83号・松尾芭蕉が歩いた道、今もなお

 2008年5月のゴールデンウイーク、子どもたちを連れて三峯山(1131㍍、聖高原スキー場の頂上)に登りました。聖湖から地元の麻績村が運営するリフトに乗ってあっという間でしたが、北アルプスや冠着山(姨捨山)はもちろん、四方を見渡せるその眺望はすばらしいものでした。そのとき、麻績村と現在の筑北村(坂井、坂北、本城の旧三村)方面を写した写真が左です。
 この登山の後、松尾芭蕉が「更科紀行」にまとめた街道を歩きました。芭蕉の更級姨捨来訪320年を記念した「まんが松尾芭蕉の更科紀行」(著者はすずき大和さん)を制作するためです。旧四賀村(現松本市)の会田宿から立峠を越えて猿ヶ馬場峠を抜け、中原(千曲市)に出ました。この写真にその歩いた道の大半が映っていたことに後になって気づきました。
 左の写真で言うと、立峠をこちら側に下り、それからいくつかの山の尾根を越えます。そして麻績盆地を横切ります。
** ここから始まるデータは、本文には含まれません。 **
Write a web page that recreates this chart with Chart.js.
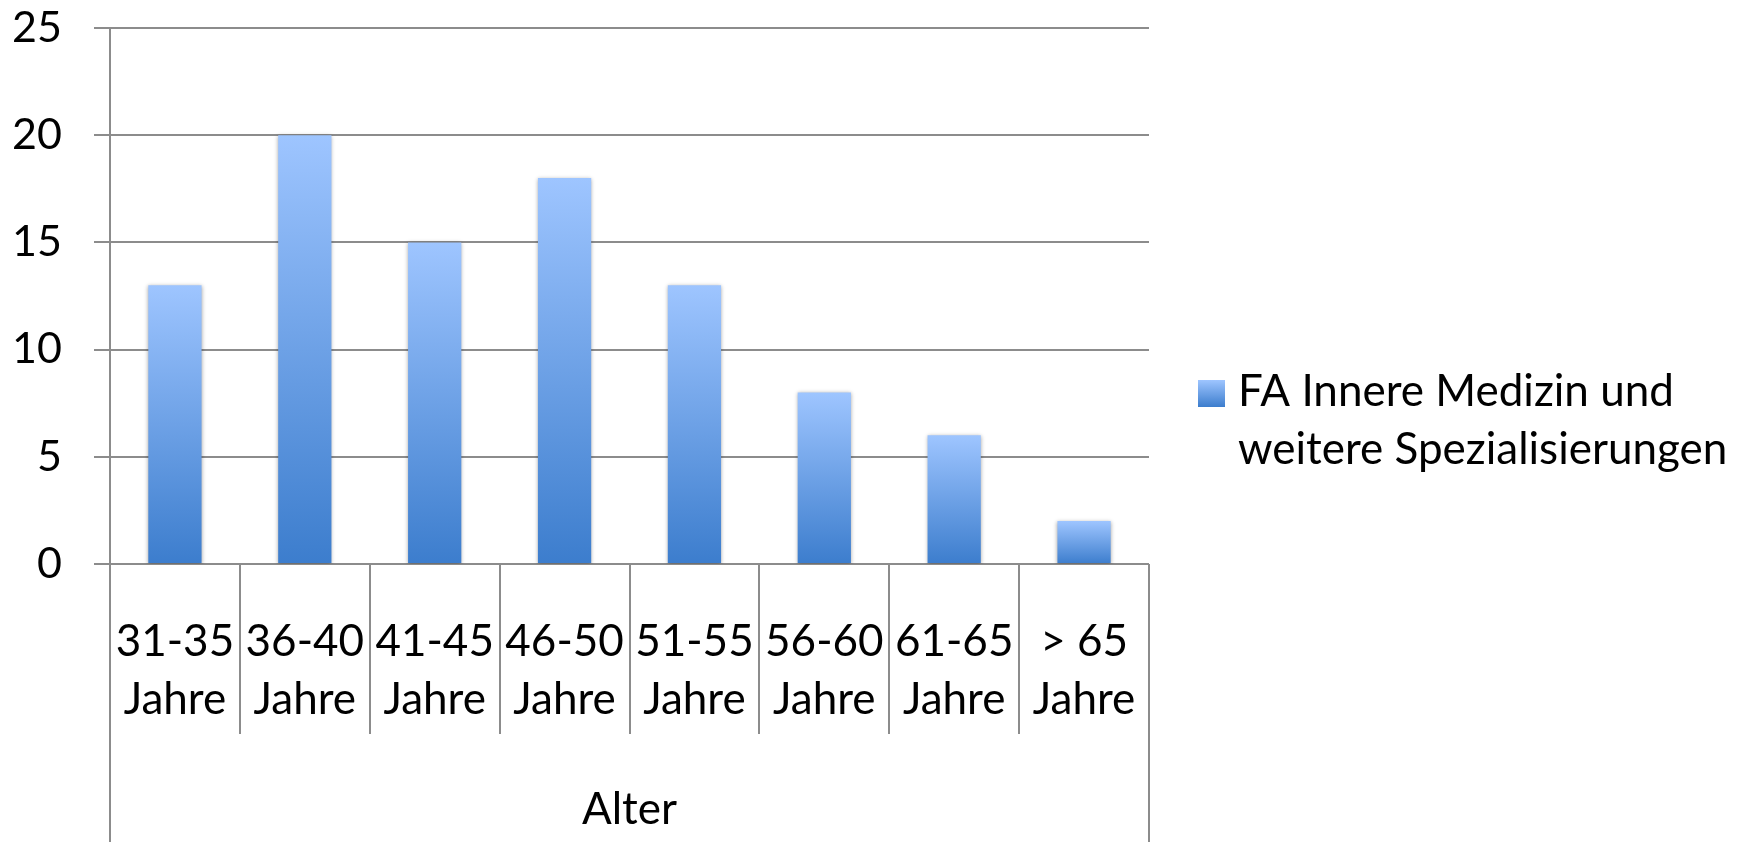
<!DOCTYPE html>
<html>
<head>
<meta charset="utf-8">
<script src="https://cdn.jsdelivr.net/npm/chart.js@4/dist/chart.umd.min.js"></script>
<style>
  html, body { margin: 0; padding: 0; background: #fff; }
  #wrap { width: 1750px; height: 842px; position: relative; }
</style>
</head>
<body>
<div id="wrap"><canvas id="c" width="1750" height="842"></canvas></div>
<script>
// Age groups (two-line category labels)
const ageGroups = [
  ['31-35', 'Jahre'], ['36-40', 'Jahre'], ['41-45', 'Jahre'], ['46-50', 'Jahre'],
  ['51-55', 'Jahre'], ['56-60', 'Jahre'], ['61-65', 'Jahre'], ['> 65', 'Jahre']
];
// Number of doctors per age group
const doctorCounts = [13, 20, 15, 18, 13, 8, 6, 2];
// Value axis range and step
const yMin = 0;
const yMax = 25;
const yStep = 5;
// Series name, split over two legend lines
const seriesName = ['FA Innere Medizin und', 'weitere Spezialisierungen'];
const axisTitle = 'Alter';

const FONT = 'Lato, "Open Sans", sans-serif';
const GRID = '#8c8c8c';
const LIGHT = '#9ec5ff';
const DARK = '#3c7dcd';

function barGradient(ctx, yTop, yBottom) {
  const g = ctx.createLinearGradient(0, yTop, 0, yBottom);
  g.addColorStop(0, LIGHT);
  g.addColorStop(1, DARK);
  return g;
}

// Bar shadow halo
const barShadow = {
  id: 'barShadow',
  beforeDatasetsDraw(chart) {
    const ctx = chart.ctx;
    ctx.save();
    ctx.shadowColor = 'rgba(0,0,0,0.35)';
    ctx.shadowBlur = 4;
    ctx.shadowOffsetY = 1;
  },
  afterDatasetsDraw(chart) {
    chart.ctx.restore();
  }
};

// Category separator lines below the axis and the extended frame
const categoryFrame = {
  id: 'categoryFrame',
  afterDraw(chart) {
    const ctx = chart.ctx;
    const xs = chart.scales.x;
    const area = chart.chartArea;
    const n = chart.data.labels.length;
    const w = xs.width / n;
    ctx.save();
    ctx.strokeStyle = GRID;
    ctx.lineWidth = 2;
    for (let k = 0; k <= n; k++) {
      const x = Math.round(xs.left + k * w);
      const yEnd = (k === 0 || k === n) ? chart.height : area.bottom + 170;
      ctx.beginPath();
      ctx.moveTo(x, area.bottom);
      ctx.lineTo(x, yEnd);
      ctx.stroke();
    }
    ctx.restore();
  }
};

// Legend on the right with a two-line entry
const sideLegend = {
  id: 'sideLegend',
  afterDraw(chart) {
    const ctx = chart.ctx;
    const sx = 1198, sy = 380, size = 27;
    ctx.save();
    ctx.fillStyle = barGradient(ctx, sy, sy + size);
    ctx.fillRect(sx, sy, size, size);
    ctx.fillStyle = '#000';
    ctx.font = '44px ' + FONT;
    ctx.textBaseline = 'alphabetic';
    ctx.textAlign = 'left';
    seriesName.forEach((line, i) => {
      ctx.fillText(line, 1238, 406 + i * 58);
    });
    ctx.restore();
  }
};

new Chart(document.getElementById('c'), {
  type: 'bar',
  data: {
    labels: ageGroups,
    datasets: [{
      label: seriesName.join(' '),
      data: doctorCounts,
      backgroundColor(context) {
        const chart = context.chart;
        const ys = chart.scales && chart.scales.y;
        if (!chart.chartArea || !ys || context.parsed === undefined) return DARK;
        const top = ys.getPixelForValue(context.parsed.y);
        const base = ys.getPixelForValue(0);
        return barGradient(chart.ctx, top, base);
      },
      borderWidth: 0,
      categoryPercentage: 1,
      barPercentage: 0.41
    }]
  },
  options: {
    responsive: false,
    animation: false,
    devicePixelRatio: 1,
    layout: { padding: { top: 0, right: 601, left: 0, bottom: 0 } },
    plugins: {
      legend: { display: false },
      tooltip: { enabled: false }
    },
    scales: {
      x: {
        afterFit(scale) { scale.height = 278; },
        grid: { display: false, drawTicks: false },
        border: { display: false },
        ticks: {
          color: '#000',
          font: { family: FONT, size: 44, lineHeight: 1.32 },
          padding: 49,
          maxRotation: 0,
          autoSkip: false
        },
        title: {
          display: true,
          text: axisTitle,
          color: '#000',
          font: { family: FONT, size: 44 },
          padding: { top: 0, bottom: 6 }
        }
      },
      y: {
        min: yMin,
        max: yMax,
        afterFit(scale) {
          scale.width = 110;
          scale.paddingTop = 28;
          scale.paddingBottom = 0;
        },
        grid: { color: GRID, lineWidth: 2, tickLength: 16, drawTicks: true },
        border: { display: true, color: GRID, width: 2 },
        ticks: {
          stepSize: yStep,
          color: '#000',
          font: { family: FONT, size: 43 },
          padding: 32
        }
      }
    }
  },
  plugins: [barShadow, categoryFrame, sideLegend]
});
</script>
</body>
</html>
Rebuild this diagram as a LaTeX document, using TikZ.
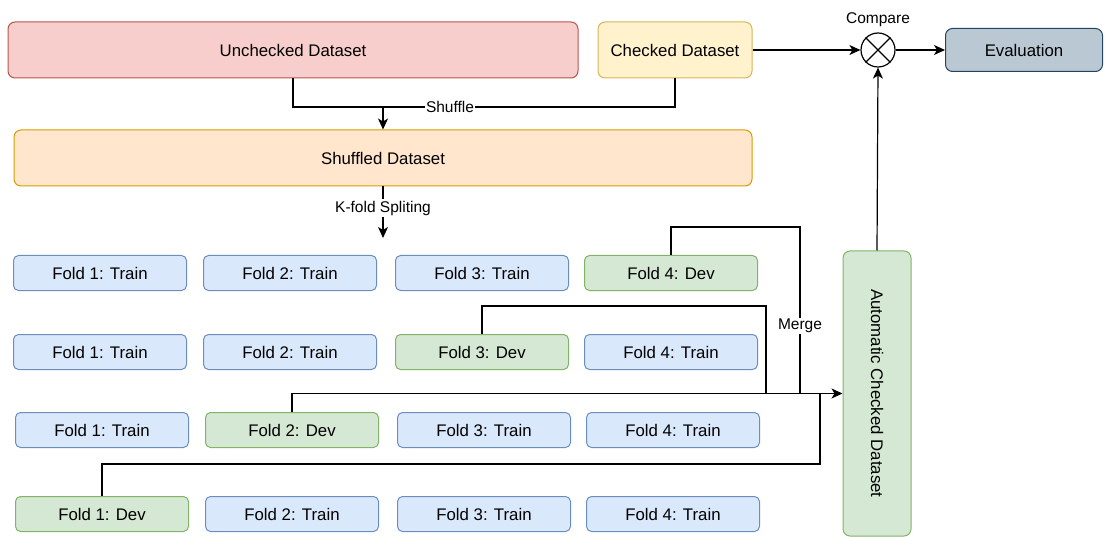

そこから猿ヶ馬場峠に斜めに走る道です。平安時代ぐらいまでは立峠までのあたりが更級郡の郡域とされていました。
 この道は東山道(支道)、善光寺街道、北国西街道などと歩く時代や利用の目的によって呼び名が違います。東山道とは古代、大和朝廷が全国支配をするために設けた京から信濃を通って新潟に抜けるための道。善光寺街道は長野市の善光寺詣でをするために旅人が往来したことから付けられた名前。北国西街道とは、江戸から碓氷峠を越えて千曲市を通って北陸に向う北国街道に対し、西側にある道なのでこの呼び名があります。
 同じ道なのに多様な呼び名があるというのは、それだけ多様に歩かれたということです。2009年が善光寺の御開帳の年であることから、車ではなく歩ける善光寺街道をかつてそうだったように「巡礼の道」として再生させようという取り組みも始まっています。お仙の茶屋の現代版も登場しました。
 この街道沿いには芭蕉が通ったときのことを思い起こさせるようなものがたくさん残っています。難所の一つ、立峠の前後の宿のたたずまいは特にすばらしい。宿というのは旅人が泊まったり休憩する旅館や飲食店街のこと。宿の間をつなぐ道沿いには道祖神や風情のある寺社があり、歩くことを飽きさせません。
 地元の方は「だれも歩かなくなったからだ」と謙遜しますが、それが宝です。筑北一帯は千曲川と犀川に挟まれた高台にあり、信州のテーブルランドです。高台にあるがゆえに、平場の地には及ばないものがたくさん残されています。